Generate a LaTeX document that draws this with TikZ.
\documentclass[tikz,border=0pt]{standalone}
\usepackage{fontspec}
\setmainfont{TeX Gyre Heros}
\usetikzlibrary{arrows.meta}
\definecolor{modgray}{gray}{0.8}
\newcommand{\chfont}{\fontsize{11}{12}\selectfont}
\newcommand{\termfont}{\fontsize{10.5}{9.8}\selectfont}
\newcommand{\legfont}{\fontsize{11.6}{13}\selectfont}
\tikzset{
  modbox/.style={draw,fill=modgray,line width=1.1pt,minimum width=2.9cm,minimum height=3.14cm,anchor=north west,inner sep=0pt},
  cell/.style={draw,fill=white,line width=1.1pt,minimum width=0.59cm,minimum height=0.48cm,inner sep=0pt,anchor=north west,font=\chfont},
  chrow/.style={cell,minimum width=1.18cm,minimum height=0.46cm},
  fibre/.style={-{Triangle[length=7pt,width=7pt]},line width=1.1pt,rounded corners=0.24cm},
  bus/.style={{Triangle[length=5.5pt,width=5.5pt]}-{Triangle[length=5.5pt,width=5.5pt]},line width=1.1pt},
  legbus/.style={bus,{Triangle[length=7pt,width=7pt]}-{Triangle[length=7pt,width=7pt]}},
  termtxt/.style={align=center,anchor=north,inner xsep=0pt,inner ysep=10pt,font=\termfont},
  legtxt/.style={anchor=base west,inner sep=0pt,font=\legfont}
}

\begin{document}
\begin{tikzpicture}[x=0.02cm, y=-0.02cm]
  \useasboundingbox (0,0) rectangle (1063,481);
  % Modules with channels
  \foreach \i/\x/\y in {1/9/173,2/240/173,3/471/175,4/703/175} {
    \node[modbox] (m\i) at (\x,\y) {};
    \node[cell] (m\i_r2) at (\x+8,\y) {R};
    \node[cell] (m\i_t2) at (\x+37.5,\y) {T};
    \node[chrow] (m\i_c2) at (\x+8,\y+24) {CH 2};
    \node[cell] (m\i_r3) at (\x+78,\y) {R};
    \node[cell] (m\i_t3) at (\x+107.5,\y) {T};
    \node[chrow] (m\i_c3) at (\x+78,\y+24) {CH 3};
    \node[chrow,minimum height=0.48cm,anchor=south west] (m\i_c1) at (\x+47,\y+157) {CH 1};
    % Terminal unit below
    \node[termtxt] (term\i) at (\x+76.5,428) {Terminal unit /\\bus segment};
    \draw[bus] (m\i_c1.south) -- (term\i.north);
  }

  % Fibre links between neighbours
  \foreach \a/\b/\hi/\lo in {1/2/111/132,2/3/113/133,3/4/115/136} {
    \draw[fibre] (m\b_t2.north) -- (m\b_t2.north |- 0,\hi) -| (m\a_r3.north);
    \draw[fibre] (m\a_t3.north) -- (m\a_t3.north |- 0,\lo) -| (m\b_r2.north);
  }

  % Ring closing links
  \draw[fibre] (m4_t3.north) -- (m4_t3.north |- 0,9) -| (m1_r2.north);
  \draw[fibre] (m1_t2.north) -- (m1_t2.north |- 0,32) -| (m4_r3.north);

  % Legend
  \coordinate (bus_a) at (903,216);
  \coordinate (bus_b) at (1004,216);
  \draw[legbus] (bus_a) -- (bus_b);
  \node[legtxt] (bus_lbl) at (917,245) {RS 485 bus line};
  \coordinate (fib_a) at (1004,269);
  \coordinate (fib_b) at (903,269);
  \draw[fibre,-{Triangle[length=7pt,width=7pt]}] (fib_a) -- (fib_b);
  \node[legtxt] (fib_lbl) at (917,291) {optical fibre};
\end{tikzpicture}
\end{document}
····················
● Problem statement: Return the listing above in full, character for character.

● Task output:
Generate a LaTeX document that draws this with TikZ.
\documentclass[tikz,border=0pt]{standalone}
\usepackage{fontspec}
\setmainfont{TeX Gyre Heros}
\usetikzlibrary{arrows.meta}
\definecolor{modgray}{gray}{0.8}
\newcommand{\chfont}{\fontsize{11}{12}\selectfont}
\newcommand{\termfont}{\fontsize{10.5}{9.8}\selectfont}
\newcommand{\legfont}{\fontsize{11.6}{13}\selectfont}
\tikzset{
  modbox/.style={draw,fill=modgray,line width=1.1pt,minimum width=2.9cm,minimum height=3.14cm,anchor=north west,inner sep=0pt},
  cell/.style={draw,fill=white,line width=1.1pt,minimum width=0.59cm,minimum height=0.48cm,inner sep=0pt,anchor=north west,font=\chfont},
  chrow/.style={cell,minimum width=1.18cm,minimum height=0.46cm},
  fibre/.style={-{Triangle[length=7pt,width=7pt]},line width=1.1pt,rounded corners=0.24cm},
  bus/.style={{Triangle[length=5.5pt,width=5.5pt]}-{Triangle[length=5.5pt,width=5.5pt]},line width=1.1pt},
  legbus/.style={bus,{Triangle[length=7pt,width=7pt]}-{Triangle[length=7pt,width=7pt]}},
  termtxt/.style={align=center,anchor=north,inner xsep=0pt,inner ysep=10pt,font=\termfont},
  legtxt/.style={anchor=base west,inner sep=0pt,font=\legfont}
}

\begin{document}
\begin{tikzpicture}[x=0.02cm, y=-0.02cm]
  \useasboundingbox (0,0) rectangle (1063,481);
  % Modules with channels
  \foreach \i/\x/\y in {1/9/173,2/240/173,3/471/175,4/703/175} {
    \node[modbox] (m\i) at (\x,\y) {};
    \node[cell] (m\i_r2) at (\x+8,\y) {R};
    \node[cell] (m\i_t2) at (\x+37.5,\y) {T};
    \node[chrow] (m\i_c2) at (\x+8,\y+24) {CH 2};
    \node[cell] (m\i_r3) at (\x+78,\y) {R};
    \node[cell] (m\i_t3) at (\x+107.5,\y) {T};
    \node[chrow] (m\i_c3) at (\x+78,\y+24) {CH 3};
    \node[chrow,minimum height=0.48cm,anchor=south west] (m\i_c1) at (\x+47,\y+157) {CH 1};
    % Terminal unit below
    \node[termtxt] (term\i) at (\x+76.5,428) {Terminal unit /\\bus segment};
    \draw[bus] (m\i_c1.south) -- (term\i.north);
  }

  % Fibre links between neighbours
  \foreach \a/\b/\hi/\lo in {1/2/111/132,2/3/113/133,3/4/115/136} {
    \draw[fibre] (m\b_t2.north) -- (m\b_t2.north |- 0,\hi) -| (m\a_r3.north);
    \draw[fibre] (m\a_t3.north) -- (m\a_t3.north |- 0,\lo) -| (m\b_r2.north);
  }

  % Ring closing links
  \draw[fibre] (m4_t3.north) -- (m4_t3.north |- 0,9) -| (m1_r2.north);
  \draw[fibre] (m1_t2.north) -- (m1_t2.north |- 0,32) -| (m4_r3.north);

  % Legend
  \coordinate (bus_a) at (903,216);
  \coordinate (bus_b) at (1004,216);
  \draw[legbus] (bus_a) -- (bus_b);
  \node[legtxt] (bus_lbl) at (917,245) {RS 485 bus line};
  \coordinate (fib_a) at (1004,269);
  \coordinate (fib_b) at (903,269);
  \draw[fibre,-{Triangle[length=7pt,width=7pt]}] (fib_a) -- (fib_b);
  \node[legtxt] (fib_lbl) at (917,291) {optical fibre};
\end{tikzpicture}
\end{document}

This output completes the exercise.